Union Minister of Communications, Information and Technology of the National Unity Government of Myanmar
- Incumbent
- Assumed office 22 February 2021

Personal details
- Born: Nyaungdon, Ayeyarwady Region, Myanmar
- Party: National League for Democracy
- Alma mater: University of Maryland
- Occupation: Politician, social activist and computer scientist

= Htin Linn Aung =

Burmese politician

U Htin Linn Aung (ထင်လင်းအောင်; also spelt Htin Lin Aung) is a Burmese politician, social activist, former prisoner of conscience, and computer scientist who currently serves as the Union Minister of Communications, Information and Technology of the National Unity Government of Myanmar.

==Early life and education==
Htin Linn Aung was born in Nyaungdon, Maubin District, Ayeyarwady Region and was an alumnus of Rangoon Institute of Technology.

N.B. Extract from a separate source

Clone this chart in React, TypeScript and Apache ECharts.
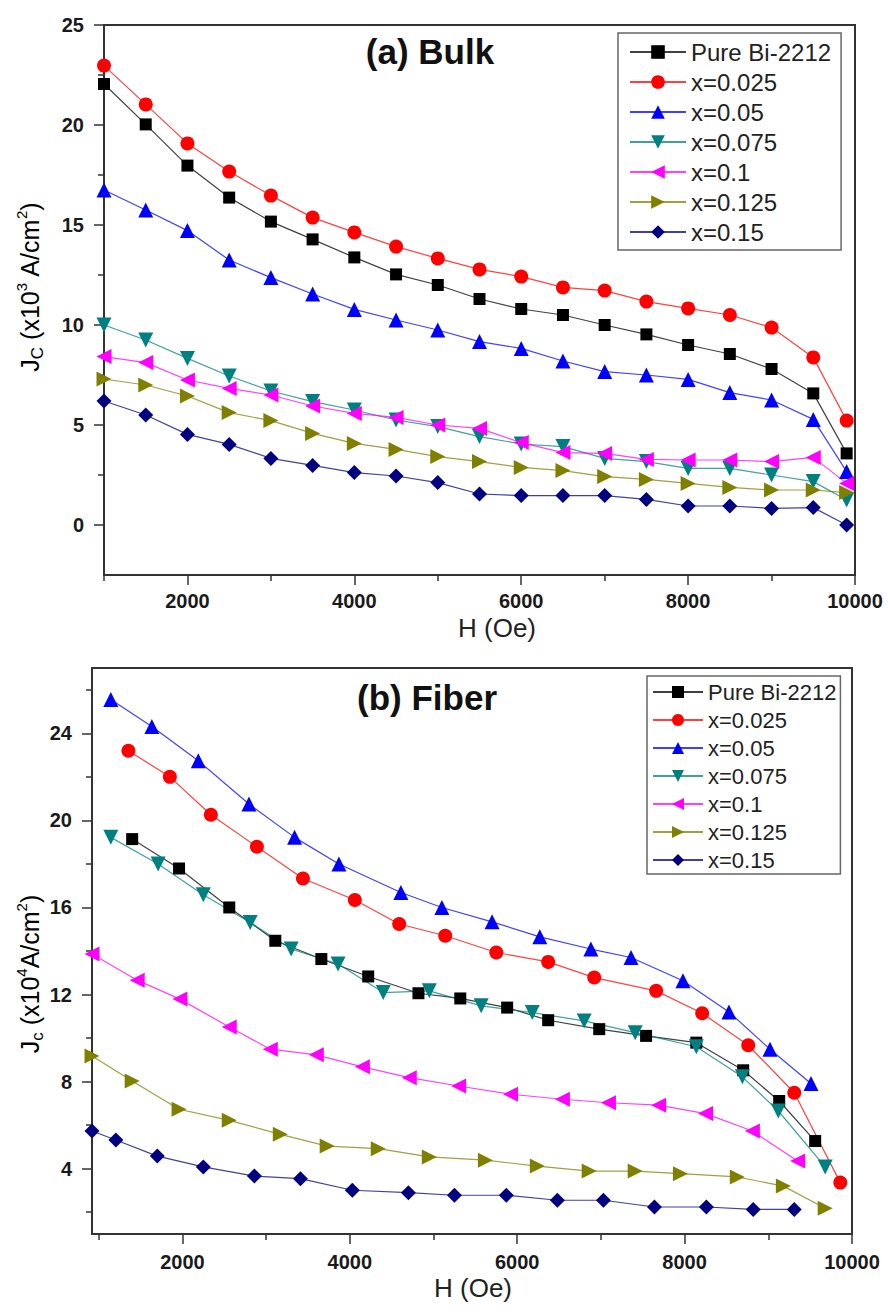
import React, { useEffect, useRef } from "react";
import * as echarts from "echarts";

// ---------- shared series definitions ----------
const seriesNames = ["Pure Bi-2212", "x=0.025", "x=0.05", "x=0.075", "x=0.1", "x=0.125", "x=0.15"];
const seriesColors = ["#000000", "#FF0000", "#0000FF", "#008080", "#FF00FF", "#808000", "#000080"];
const seriesSymbols = ["rect", "circle", "triangle", "triangle", "triangle", "triangle", "diamond"];
const seriesRotates = [0, 0, 0, 180, 90, -90, 0];
const seriesSymbolSizes = [12, 14, 15, 15, 15, 15, 15];

// ---------- (a) Bulk : Jc (x10^3 A/cm^2) vs H (Oe) ----------
const bulkH = [1000, 1500, 2000, 2500, 3000, 3500, 4000, 4500, 5000, 5500, 6000, 6500, 7000, 7500, 8000, 8500, 9000, 9500, 9900];
const bulkPure = [22.05, 20.03, 17.97, 16.37, 15.17, 14.28, 13.38, 12.53, 12.0, 11.3, 10.8, 10.5, 10.0, 9.53, 9.0, 8.55, 7.8, 6.58, 3.58];
const bulkX0025 = [22.97, 21.03, 19.08, 17.67, 16.47, 15.37, 14.63, 13.92, 13.33, 12.78, 12.42, 11.88, 11.72, 11.17, 10.83, 10.5, 9.87, 8.38, 5.22];
const bulkX005 = [16.75, 15.75, 14.72, 13.25, 12.37, 11.55, 10.78, 10.25, 9.75, 9.17, 8.83, 8.2, 7.67, 7.5, 7.28, 6.62, 6.25, 5.28, 2.67];
const bulkX0075 = [10.0, 9.25, 8.33, 7.45, 6.7, 6.17, 5.75, 5.25, 4.92, 4.42, 4.05, 3.92, 3.33, 3.17, 2.83, 2.83, 2.5, 2.17, 1.25];
const bulkX01 = [8.42, 8.12, 7.25, 6.83, 6.5, 5.95, 5.58, 5.38, 5.0, 4.83, 4.12, 3.62, 3.58, 3.28, 3.25, 3.25, 3.17, 3.38, 2.08];
const bulkX0125 = [7.3, 7.0, 6.45, 5.62, 5.22, 4.58, 4.08, 3.78, 3.42, 3.17, 2.88, 2.72, 2.42, 2.28, 2.08, 1.88, 1.75, 1.75, 1.62];
const bulkX015 = [6.2, 5.5, 4.53, 4.03, 3.33, 2.98, 2.62, 2.45, 2.12, 1.55, 1.47, 1.47, 1.47, 1.28, 0.95, 0.95, 0.83, 0.87, 0.0];

const bulkXMajorTicks = [2000, 4000, 6000, 8000, 10000];
const bulkXMinorTicks = [1000, 3000, 5000, 7000, 9000];
const bulkYMajorTicks = [0, 5, 10, 15, 20, 25];
const bulkYMinorTicks = [2.5, 7.5, 12.5, 17.5, 22.5];

// ---------- (b) Fiber : Jc (x10^4 A/cm^2) vs H (Oe) ----------
const fiberPureH = [1400, 1960, 2560, 3110, 3660, 4220, 4820, 5320, 5880, 6370, 6980, 7540, 8140, 8700, 9130, 9560];
const fiberPureJ = [19.14, 17.79, 16.0, 14.47, 13.63, 12.83, 12.06, 11.82, 11.4, 10.82, 10.41, 10.1, 9.79, 8.52, 7.11, 5.27];
const fiberX0025H = [1355, 1850, 2340, 2890, 3440, 4060, 4590, 5140, 5750, 6370, 6920, 7660, 8210, 8760, 9310, 9860];
const fiberX0025J = [23.2, 22.0, 20.26, 18.79, 17.33, 16.34, 15.24, 14.7, 13.93, 13.5, 12.78, 12.17, 11.14, 9.67, 7.49, 3.36];
const fiberX005H = [1145, 1635, 2190, 2795, 3340, 3870, 4610, 5100, 5700, 6270, 6880, 7360, 7980, 8530, 9020, 9510];
const fiberX005J = [25.55, 24.31, 22.74, 20.75, 19.22, 18.0, 16.69, 16.0, 15.34, 14.65, 14.09, 13.7, 12.63, 11.2, 9.49, 7.91];
const fiberX0075H = [1145, 1710, 2250, 2810, 3300, 3860, 4400, 4950, 5570, 6180, 6800, 7410, 8140, 8690, 9120, 9680];
const fiberX0075J = [19.22, 18.0, 16.58, 15.31, 14.09, 13.4, 12.09, 12.17, 11.48, 11.17, 10.79, 10.25, 9.6, 8.22, 6.65, 4.08];
const fiberX01H = [920, 1460, 1970, 2560, 3050, 3600, 4150, 4710, 5300, 5920, 6540, 7090, 7690, 8250, 8810, 9350];
const fiberX01J = [13.86, 12.66, 11.79, 10.51, 9.49, 9.23, 8.68, 8.18, 7.8, 7.42, 7.19, 7.03, 6.92, 6.53, 5.73, 4.35];
const fiberX0125H = [920, 1400, 1960, 2560, 3170, 3730, 4340, 4950, 5620, 6240, 6860, 7410, 7950, 8630, 9180, 9680];
const fiberX0125J = [9.18, 8.03, 6.73, 6.22, 5.58, 5.04, 4.92, 4.54, 4.39, 4.12, 3.89, 3.89, 3.77, 3.62, 3.2, 2.18];
const fiberX015H = [920, 1205, 1700, 2250, 2860, 3410, 4030, 4700, 5250, 5870, 6480, 7030, 7640, 8260, 8820, 9310];
const fiberX015J = [5.73, 5.32, 4.58, 4.08, 3.66, 3.54, 3.01, 2.9, 2.78, 2.78, 2.55, 2.55, 2.24, 2.24, 2.13, 2.13];

const fiberXMajorTicks = [2000, 4000, 6000, 8000, 10000];
const fiberXMinorTicks = [1000, 3000, 5000, 7000, 9000];
const fiberYMajorTicks = [4, 8, 12, 16, 20, 24];
const fiberYMinorTicks = [2, 6, 10, 14, 18, 22, 26];

const FONT = "'Liberation Sans', Arial, Helvetica, sans-serif";

const bulkValues = [bulkPure, bulkX0025, bulkX005, bulkX0075, bulkX01, bulkX0125, bulkX015];
const fiberHs = [fiberPureH, fiberX0025H, fiberX005H, fiberX0075H, fiberX01H, fiberX0125H, fiberX015H];
const fiberJs = [fiberPureJ, fiberX0025J, fiberX005J, fiberX0075J, fiberX01J, fiberX0125J, fiberX015J];

function makeSeries(i: number, data: number[][], axisIndex: number) {
  return {
    type: "line",
    name: seriesNames[i],
    xAxisIndex: axisIndex,
    yAxisIndex: axisIndex,
    data,
    symbol: seriesSymbols[i],
    symbolSize: seriesSymbolSizes[i],
    symbolRotate: seriesRotates[i],
    showSymbol: true,
    itemStyle: { color: seriesColors[i], opacity: 1 },
    lineStyle: { color: seriesColors[i], width: 1.2, opacity: 0.75 },
    emphasis: { disabled: true },
  };
}

function majorAxis(grid: number, min: number, max: number, ticks: number[], margin: number, pos: string) {
  return {
    type: "value",
    gridIndex: grid,
    position: pos,
    min,
    max,
    axisLine: { show: true, onZero: false, lineStyle: { color: "#333", width: 2 } },
    axisTick: { show: true, length: 10, customValues: ticks, lineStyle: { color: "#333", width: 1.5 } },
    axisLabel: {
      show: true,
      customValues: ticks,
      margin,
      formatter: (v: number) => "{b|" + String(v) + "}",
      rich: {
        b: { fontFamily: FONT, fontSize: 20, fontWeight: "bold", color: "#1a1a1a" },
      },
      fontFamily: FONT,
      fontSize: 20,
      fontWeight: "bold",
      color: "#1a1a1a",
    },
    splitLine: { show: false },
  };
}

function minorAxis(grid: number, min: number, max: number, ticks: number[], pos: string) {
  return {
    type: "value",
    gridIndex: grid,
    position: pos,
    min,
    max,
    axisLine: { show: false, onZero: false },
    axisTick: { show: true, length: 6, customValues: ticks, lineStyle: { color: "#333", width: 1.5 } },
    axisLabel: { show: false },
    splitLine: { show: false },
  };
}

function legendFor(left: number, top: number, fontSize: number, itemWidth: number, itemHeight: number, gap: number, padding: number[]) {
  return {
    orient: "vertical",
    left,
    top,
    data: seriesNames,
    selectedMode: false,
    itemWidth,
    itemHeight,
    itemGap: gap,
    padding,
    backgroundColor: "#fff",
    borderColor: "#666",
    borderWidth: 1.5,
    borderRadius: 0,
    textStyle: { fontFamily: FONT, fontSize, lineHeight: fontSize, color: "#222" },
  };
}

export default function App() {
  const ref = useRef<HTMLDivElement>(null);

  useEffect(() => {
    if (!ref.current) return;
    const chart = echarts.init(ref.current, undefined, { renderer: "svg" });

    const series: any[] = [];
    bulkValues.forEach((vals, i) => {
      series.push(makeSeries(i, bulkH.map((h, k) => [h, vals[k]]), 0));
    });
    fiberHs.forEach((hs, i) => {
      series.push(makeSeries(i, hs.map((h, k) => [h, fiberJs[i][k]]), 1));
    });

    const titleStyle = { fontFamily: FONT, fontSize: 35, fontWeight: "bold", fill: "#111", align: "center", verticalAlign: "middle" };
    const hStyle = { fontFamily: FONT, fontSize: 26, fill: "#222", align: "center", verticalAlign: "middle" };
    const richBase = {
      m: { fontFamily: FONT, fontSize: 25, lineHeight: 32, verticalAlign: "middle", color: "#222" },
      sup: { fontFamily: FONT, fontSize: 15, lineHeight: 15, verticalAlign: "top", color: "#222" },
      sub: { fontFamily: FONT, fontSize: 17, lineHeight: 17, verticalAlign: "bottom", color: "#222" },
    };

    chart.setOption({
      animation: false,
      backgroundColor: "#fff",
      grid: [
        { left: 104, top: 25, width: 751, height: 550, show: true, borderColor: "#333", borderWidth: 2, backgroundColor: "transparent" },
        { left: 92, top: 668, width: 760, height: 566, show: true, borderColor: "#333", borderWidth: 2, backgroundColor: "transparent" },
      ],
      xAxis: [
        majorAxis(0, 1000, 10000, bulkXMajorTicks, 16, "bottom"),
        majorAxis(1, 920, 10000, fiberXMajorTicks, 18, "bottom"),
        minorAxis(0, 1000, 10000, bulkXMinorTicks, "bottom"),
        minorAxis(1, 920, 10000, fiberXMinorTicks, "bottom"),
      ],
      yAxis: [
        majorAxis(0, -2.5, 25, bulkYMajorTicks, 20, "left"),
        majorAxis(1, 1, 27, fiberYMajorTicks, 20, "left"),
        minorAxis(0, -2.5, 25, bulkYMinorTicks, "left"),
        minorAxis(1, 1, 27, fiberYMinorTicks, "left"),
      ],
      legend: [
        legendFor(618, 33, 24, 56, 17, 6, [7, 10, 6, 11]),
        legendFor(647, 676, 22, 50, 15, 6, [5, 4, 3, 5]),
      ],
      graphic: [
        { type: "text", x: 430, y: 51, style: { ...titleStyle, text: "(a) Bulk" } },
        { type: "text", x: 427, y: 697, style: { ...titleStyle, text: "(b) Fiber" } },
        { type: "text", x: 497, y: 628, style: { ...hStyle, text: "H (Oe)" } },
        { type: "text", x: 473, y: 1288, style: { ...hStyle, text: "H (Oe)" } },
        {
          type: "text",
          x: 30,
          y: 287,
          rotation: Math.PI / 2,
          style: {
            text: "{m|J}{sub|C}{m| (x10}{sup|3}{m| A/cm}{sup|2}{m|)}",
            rich: richBase,
            align: "center",
            verticalAlign: "middle",
          },
        },
        {
          type: "text",
          x: 30,
          y: 974,
          rotation: Math.PI / 2,
          style: {
            text: "{m|J}{sub|c}{m| (x10}{sup|4}{m|A/cm}{sup|2}{m|)}",
            rich: richBase,
            align: "center",
            verticalAlign: "middle",
          },
        },
      ],
      series,
    });

    return () => {
      chart.dispose();
    };
  }, []);

  return (
    <div
      ref={ref}
      style={{ position: "absolute", left: 0, top: 0, width: 887, height: 1311, background: "#fff" }}
    />
  );
}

He completed his bachelor's degree in Science in Computer Network and Security from the University of Maryland.

==Political career==
He joined the student movements in 1996 and 1998 during his university years at the Rangoon Institute of Technology (RIT). In 2000, he was sentenced to prison for seven years for his involvement in the student movement at Pyay Technological University.

He moved to Maryland in 2008 after taking part in the Saffron Revolution.

On 22 February 2021, when CRPH's international relations office was opened in Maryland, Htin Linn Aung was appointed as its special representative.